2015-03-08 09:43:15 | Weblog
 先日久し振りにキムチを食べた。大阪に住んでいた頃は時々食べていたので気にならなかったのだが、久し振りに食べると辛さのために舌が痺れて味覚が狂ってしまった。水やビールを飲んで正常に戻そうとしたが効果は乏しかった。こんな物を常食していれば味覚が駄目になるのではないかと思った。
 43℃の湯に浸かると熱く感じる。ところが45℃の湯に浸かった後であればそれほど熱く感じない。

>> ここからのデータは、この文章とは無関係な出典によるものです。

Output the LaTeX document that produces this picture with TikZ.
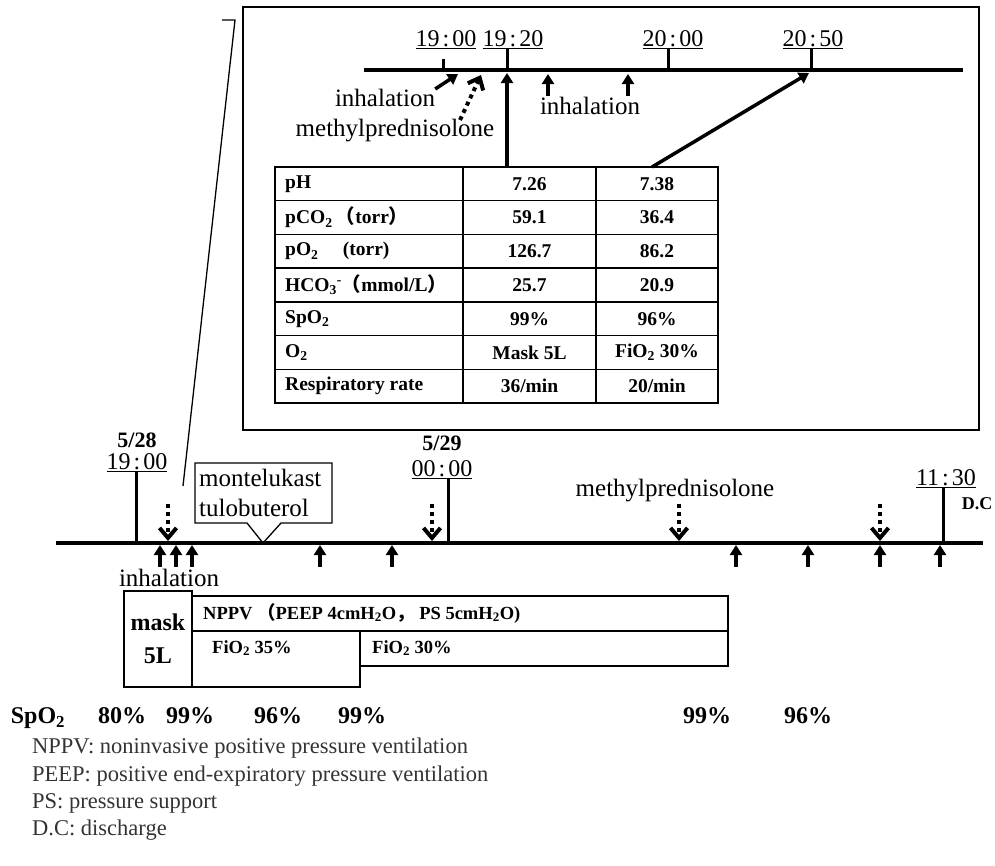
\documentclass[tikz,border=0pt]{standalone}
\usepackage{fontspec}
\setmainfont{Liberation Serif}
\newfontfamily\cjk{Noto Sans CJK JP}
\usetikzlibrary{arrows.meta, positioning}

\newcommand{\clocklbl}[2]{\underline{#1\kern3pt:\kern3pt#2}}

\begin{document}
\begin{tikzpicture}[
    x=1pt, y=-1pt,
    tline/.style={line width=4pt},
    tickmark/.style={line width=3pt},
    upar/.style={-{Triangle[width=12pt,length=10pt]}, line width=3.5pt},
    dosear/.style={-{Straight Barb[width=17pt,length=10pt]}, line width=4pt, dash pattern=on 4pt off 4pt},
    thinbox/.style={draw, line width=1.3pt},
    txt/.style={font=\fontsize{25}{30}\selectfont, inner sep=0pt},
    clock/.style={font=\fontsize{24}{26}\selectfont, inner sep=0pt, anchor=south},
    datelbl/.style={font=\fontsize{22}{24}\selectfont\bfseries, inner sep=0pt},
    cell/.style={font=\fontsize{19.5}{21}\selectfont\bfseries, inner sep=0pt},
    boxtxt/.style={font=\fontsize{18.5}{21}\selectfont\bfseries, inner sep=0pt, anchor=west},
    spo/.style={font=\fontsize{24}{26}\selectfont\bfseries, inner sep=0pt},
    legend/.style={font=\fontsize{22.5}{24}\selectfont, text=black!80, inner sep=0pt, anchor=west}
  ]
  \useasboundingbox (0,0) rectangle (995,865);

  % --- inset: blood gas detail ---
  \node[thinbox, minimum width=736pt, minimum height=423pt, inner sep=0pt] (inset) at (611,218.5) {};
  \coordinate (lead) at (183,486);
  \draw[line width=1.3pt] (222,20) -- (235,20) -- (lead);

  \coordinate (iL) at (364,70);
  \coordinate (iR) at (963,70);
  \draw[tline] (iL) -- (iR);

  \node[clock] (k1900) at (446,49) {\clocklbl{19}{00}};
  \node[clock] (k1920) at (513,49) {\clocklbl{19}{20}};
  \node[clock] (k2000) at (673,49) {\clocklbl{20}{00}};
  \node[clock] (k2050) at (813,49) {\clocklbl{20}{50}};
  \draw[tickmark] (443,59) -- (443,70);
  \foreach \x in {507,668,811}
    \draw[tickmark] (\x,49) -- (\x,70);

  \node[txt] (inhA) at (385,98) {inhalation};
  \node[txt] (mpA) at (395,131) {methylprednisolone};
  \node[txt] (inhB) at (590,106) {inhalation};
  \draw[upar] (inhA.north east) -- (458,74);
  \draw[dosear] (460,120) -- (481,75);
  \draw[upar] (548,96) -- (548,74);
  \draw[upar] (628,96) -- (628,74);

  % table
  \draw[line width=1.5pt] (275,167) rectangle (718,403);
  \foreach \k in {1,...,6}
    \draw[line width=1.5pt] (275,167+33.714*\k) -- (718,167+33.714*\k);
  \draw[line width=1.5pt] (463,167) -- (463,403);
  \draw[line width=1.5pt] (596,167) -- (596,403);
  \foreach \a/\b/\c [count=\i] in {
      {pH}/{7.26}/{7.38},
      {pCO\textsubscript{2}\,{\cjk （}torr{\cjk ）}}/{59.1}/{36.4},
      {pO\textsubscript{2}\quad\ (torr)}/{126.7}/{86.2},
      {HCO\textsubscript{3}\textsuperscript{-}{\cjk （}mmol/L{\cjk ）}}/{25.7}/{20.9},
      {SpO\textsubscript{2}}/{99\%}/{96\%},
      {O\textsubscript{2}}/{Mask 5L}/{FiO\textsubscript{2} 30\%},
      {Respiratory rate}/{36/min}/{20/min}} {
    \node[cell, anchor=west] (pa\i) at (285,150.143+33.714*\i) {\a};
    \node[cell] (pb\i) at (529.5,150.143+33.714*\i) {\b};
    \node[cell] (pc\i) at (657,150.143+33.714*\i) {\c};
  }
  \coordinate (g1) at (507,167);
  \coordinate (g2) at (652,167);
  \draw[upar] (g1) -- (507,73);
  \draw[upar] (g2) -- (809,73);

  % --- main timeline ---
  \coordinate (mL) at (56,543);
  \coordinate (mR) at (983,543);
  \draw[tline] (mL) -- (mR);

  \node[clock] (c1900) at (137,472) {\clocklbl{19}{00}};
  \node[datelbl, above=5pt of c1900] (d528) {5/28};
  \draw[tickmark] (136,472) -- (136,543);

  \node[clock] (c0000) at (442,479) {\clocklbl{00}{00}};
  \node[datelbl, above=9pt of c0000] (d529) {5/29};
  \draw[tickmark] (448,479) -- (448,543);

  \node[clock] (c1130) at (946,488) {\clocklbl{11}{30}};
  \draw[tickmark] (943,488) -- (943,543);
  \node[font=\fontsize{18}{20}\selectfont\bfseries, inner sep=0pt] (dc) at (977,504) {D.C};

  % drug boxes and labels
  \draw[thinbox] (195,463) -- (332,463) -- (332,523) -- (281,523) -- (263,543)
    -- (247,523) -- (195,523) -- cycle;
  \node[txt, anchor=west] (mont) at (199,478) {montelukast};
  \node[txt, anchor=west] (tulo) at (199,508) {tulobuterol};
  \node[txt] (mpB) at (675,491) {methylprednisolone};

  \foreach \x in {168,432,679,880}
    \draw[dosear] (\x,504) -- (\x,541);
  \foreach \x in {160,176,192,320,392,736,808,880,940}
    \draw[upar] (\x,567) -- (\x,545);
  \node[txt] (inhC) at (169,578) {inhalation};

  % --- ventilation ---
  \node[thinbox, minimum width=68pt, minimum height=96pt, inner sep=0pt, align=center,
    font=\fontsize{24}{33}\selectfont\bfseries] (mask) at (158,639) {mask\\5L};
  \draw[thinbox] (192,596) rectangle (728,631);
  \draw[thinbox] (192,631) rectangle (360,687);
  \draw[thinbox] (360,631) rectangle (728,666);
  \node[boxtxt] (nppv) at (203,613) {NPPV\ {\cjk （}PEEP 4cmH\textsubscript{2}O{\cjk ，}\ PS 5cmH\textsubscript{2}O)};
  \node[boxtxt] (fio35) at (212,648) {FiO\textsubscript{2} 35\%};
  \node[boxtxt] (fio30) at (372,648) {FiO\textsubscript{2} 30\%};

  % SpO2 row
  \node[spo] (spo) at (38,718) {SpO\textsubscript{2}};
  \foreach \x/\v [count=\i] in {122/80,190/99,278/96,362/99,707/99,808/96}
    \node[spo] (sv\i) at (\x,716) {\v\%};

  % legend
  \node[legend] (lg1) at (32,748) {NPPV: noninvasive positive pressure ventilation};
  \node[legend] (lg2) at (32,776) {PEEP: positive end-expiratory pressure ventilation};
  \node[legend] (lg3) at (32,803) {PS: pressure support};
  \node[legend] (lg4) at (32,830) {D.C: discharge};
\end{tikzpicture}
\end{document}
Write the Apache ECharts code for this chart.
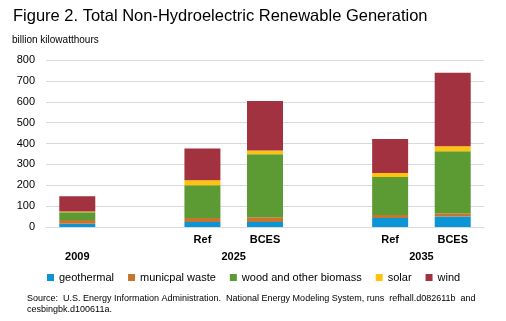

一旦、強い刺激に慣れてしまえばそれよりも弱い刺激は苦痛ではなくなる。
 痒いと掻きたくなる。痒みとは痒覚ではなく持続する弱い痛覚らしい。掻いてもっと強い痛みを覚えれば痒みを感じなくなる。
 私は按摩やマッサージを利用したことが無いが、これらの効果は錯覚なのかも知れない。痛む所を刺激してもっと強い痛みを覚えればそれまでの痛みを感じなくなる。持続していた痛みが消えるので治療効果があったかのように思い込む。
 医療ではこれらの効果をオフセット鎮痛と呼ぶ。今よりも強い痛みを得ることによってそれまでの痛みを感じなくなる。痛みに限らず五感総てに共通して似たようなことが起こる。
 目は明順応する。まぶしい光でもそのうち慣れる。耳も騒音に慣れる。電車や航空機の中はかなり騒々しいが乗客はその騒音を余り感じない。塩辛さや甘味にも順応する。塩辛い料理にせよ甘い菓子にせよ常食していればそれが基準値になって、普通の食品が物足りなくなる。嗅覚がすぐに匂いに慣れることは誰でも知っている。
 このように知覚においてはオフセット鎮痛が広汎に働くが記憶はそうではない。知覚は現在のことなので新しい刺激によって上書きされるが、記憶はファイル保存されているから消えない。以前からの苦しい思いに新しい苦痛が加わるだけであり上書き保存されない。このことを理解しない人は苦しい思いから逃れようとして新しい苦痛を求める。不幸な人が悪人と交わったり危険なことをしても、それによって過去の不幸な記憶が消える訳ではない。マゾヒズムは一時的に不幸を忘れさせるがそれはあくまで知覚レベルであって記憶レベルでの苦痛は軽減されない。オフセット鎮痛は知覚においては有効だが記憶においては無効だ。
 艱難汝を玉にす、という言葉がある。人は苦労を積み重ねて成長する。しかし今の苦境から逃れるために他の苦境を求めても成長することはできない。まず現在の苦境に正面から立ち向かって克服する必要がある。克服するからこそ成長する。知覚とは違って、記憶に対してオフセット鎮痛を求めても効果は無く、更に不幸になるだけだ。